Bob Hope died in 2003, two months after his 100th birthday.

Today is the birthday of economist and Freakonomics co-author Steven Levitt (books by this author), born in St. Paul, Minnesota, in 1967. He studies the economic factors involved in crime, and published a controversial paper, "The Impact of Legalized Abortion on Crime," in 2001. The paper concluded there was a correlation between the legalization of abortion and a reduction in the crime rate 18 years later; not only did it cause a furor in the abortion debate, it also came under criticism from the economic community for using flawed research methods. Weekly newspaper The Economist chided, "For someone of Mr. Levitt's iconoclasm and ingenuity, technical ineptitude is a much graver charge than moral turpitude.

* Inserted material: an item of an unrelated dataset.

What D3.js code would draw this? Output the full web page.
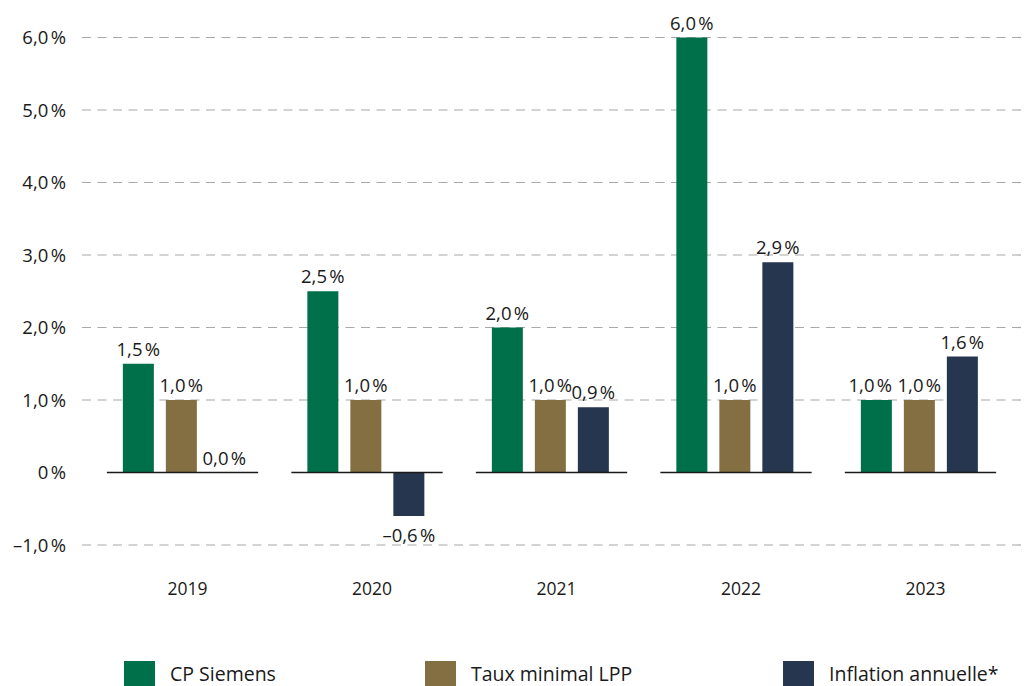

To be politically incorrect is one thing; to be simply incorrect quite another." Levitt and his colleague apologized for the error, and corrected it, but said their conclusion was nevertheless sound; although the link between the two variables was weaker, the results were still statistically significant.

In 2005, he published Freakonomics: A Rogue Economist Explores the Hidden Side of Everything with New York Times journalist Stephen J. Dubner. Freakonomics was followed in 2009 by SuperFreakonomics.

Time named him to their list of "100 People Who Shape Our World" in 2006, citing his ability to think outside the box — "way, way outside," said Time.